An individual has a direct interest in objecting to laws that upset the constitutional balance between the National Government and the States when the enforcement of those laws causes injury that is concrete, particular, and redressable.” Bond v. United States, 564 U.S. 211, 221-22, 131 S. Ct. 2355, 2364 (2011). Defendant Ammon Bundy organized his fellow citizens in protest of the expansive and unsupported interpretation of the Constitution that purports to allow the federal government to own and control more territory, and exercise jurisdiction over more land in the Western States, than the States themselves. The discrete question raised has not been ruled upon by the Ninth Circuit or the United States Supreme Court.
The presumptions based upon the expansive application of the Property Clause are unjustified by the text of the Constitution, unsupported by the history and related Founding era understanding, and directly destructive to the principles of federalism. The Hammonds are a classic case where federal bureaucracies won the day, and the Hammonds have been to prison – twice. During the Malheur protest and occupation, U.S. Representative Greg Walden addressed this exact consequence on the floor of Congress, when on January 5, 2016, he explained that even he had sponsored and passed key legislation to limit the BLM, and despite the legislation passing, the bureaucrats simply refuse to be governed. Commenting on his floor speech Congressman Walden said, “I got up there and 17 years of working with farmers and ranchers and folks in eastern Oregon just poured out […] it was an artesian well of emotion." What else could be the response, when federalism is allowed to fail under unproven claims of federal land ownership that increasingly amounts to tyranny. This is what Justice Roberts warned about when he cited James Madison in Federalist No. 45. “The Framers thus ensured that powers which ‘in the ordinary course of affairs, concern the lives, liberties, and properties of the people’ were held by governments more local and more accountable than a distant federal bureaucracy.” The Federalist No. 45, at 293.

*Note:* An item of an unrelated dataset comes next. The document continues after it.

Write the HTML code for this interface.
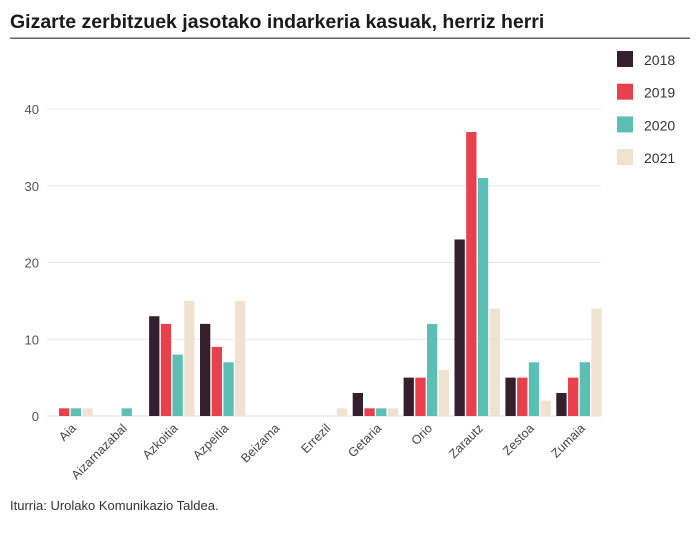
<!DOCTYPE html>
<html><head><meta charset="utf-8"><style>
body{margin:0;background:#fff;font-family:"Liberation Sans",sans-serif}
</style></head><body>
<svg width="700" height="538" xmlns="http://www.w3.org/2000/svg" font-family="Liberation Sans, sans-serif">
<text x="10" y="28" font-size="19.5" font-weight="bold" fill="#1a1a1a">Gizarte zerbitzuek jasotako indarkeria kasuak, herriz herri</text>
<rect x="10" y="37.5" width="680" height="1.5" fill="#666"/>
<g id="grid"></g><g id="bars"></g><g id="xlabels"></g><g id="legend"></g>
<text x="10" y="510" font-size="13" fill="#333">Iturria: Urolako Komunikazio Taldea.</text>
</svg>
<script>
const categories=["Aia","Aizarnazabal","Azkoitia","Azpeitia","Beizama","Errezil","Getaria","Orio","Zarautz","Zestoa","Zumaia"];
const seriesNames=["2018","2019","2020","2021"];
const s2018=[0,0,13,12,0,0,3,5,23,5,3];
const s2019=[1,0,12,9,0,0,1,5,37,5,5];
const s2020=[1,1,8,7,0,0,1,12,31,7,7];
const s2021=[1,0,15,15,0,1,1,6,14,2,14];
const yTicks=[0,10,20,30,40];
const colors=["#33202c","#e8404c","#5bbfb3","#efe2d1"];
const series=[s2018,s2019,s2020,s2021];
const NS="http://www.w3.org/2000/svg";
const x0=47.3,band=50.9,barW=10.3,step=11.7;
const y0=416,yPer=7.675;
function y(v){return y0-v*yPer;}
function xb(i,j){return x0+i*band+j*step;}
function mk(t,a,p){const e=document.createElementNS(NS,t);for(const k in a)e.setAttribute(k,a[k]);p.appendChild(e);return e;}
const grid=document.getElementById('grid');
yTicks.forEach(v=>{
 const l=mk('line',{x1:47,x2:601,y1:y(v),y2:y(v),stroke:v===0?'#ddd':'#e8e8e8','stroke-width':1},grid);
 
 
 const t=mk('text',{x:39,y:y(v)+5,'text-anchor':'end','font-size':13,fill:'#555'},grid);
 t.textContent=v;
 
 
});
const bars=document.getElementById('bars');
categories.forEach((c,i)=>{
 series.forEach((s,j)=>{
  if(s[i]<=0)return;
  const r=mk('rect',{x:xb(i,j),y:y(s[i]),width:barW,height:s[i]*yPer,fill:colors[j]},bars);
  
  
 });
 const cx=x0+i*band+band/2+4;
 const t=mk('text',{x:cx,y:429,'text-anchor':'end','font-size':12.5,fill:'#444',transform:'rotate(-45 '+cx+' 429)'},document.getElementById('xlabels'));
 t.textContent=c;
 
 
});
const lg=document.getElementById('legend');
seriesNames.forEach((n,j)=>{
 const yy=51+j*32.7;
 const g=mk('g',{},lg);
 
 
 mk('rect',{x:617,y:yy,width:16,height:16,fill:colors[j]},g);
 const t=mk('text',{x:644,y:yy+14,'font-size':14,fill:'#333'},g);
 t.textContent=n;
});
</script>
</body></html>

Defendant finally brings this motion as the culminating act of civic activism. , not just his – but all of those thousands of individual citizens who protested, visited and supported the attempted adverse possession and related work at the “Harney County Resource Center.” Sometimes civic activity in a free society can be uncomfortable for the government – it is usually then that institutions like this Court should pay special attention. There is no other way that federalism can ultimately preserve liberty, allowing “those who seek a voice in shaping the destiny of their own times without having to rely solely upon the political processes that control a remote central power.” Bond, supra, at 221-22.
The current claims by the federal government, to the ownership and exclusive jurisdiction over public lands within the States – including the specific land at issue here – are plainly prohibited by the Constitution of the United States. The court should therefore dismiss this action for lack of subject matter jurisdiction and thereby ensure that federalism still “protects the liberty of all persons within a State by ensuring that laws enacted in excess of delegated governmental power cannot direct or control their actions.” Id.
While the protesters in this case are charged with crimes in Oregon, and there is undoubtedly a federal district of Oregon, the ownership of this land is critical to determining whether the protesters can even be charged with committing federal crimes. Defendants assert this case should be dismissed and reserves the right to supplement this record as well as argue at an appropriate time for evidence and jury instructions consistent with the lack of lawful duties alleged in the Indictment.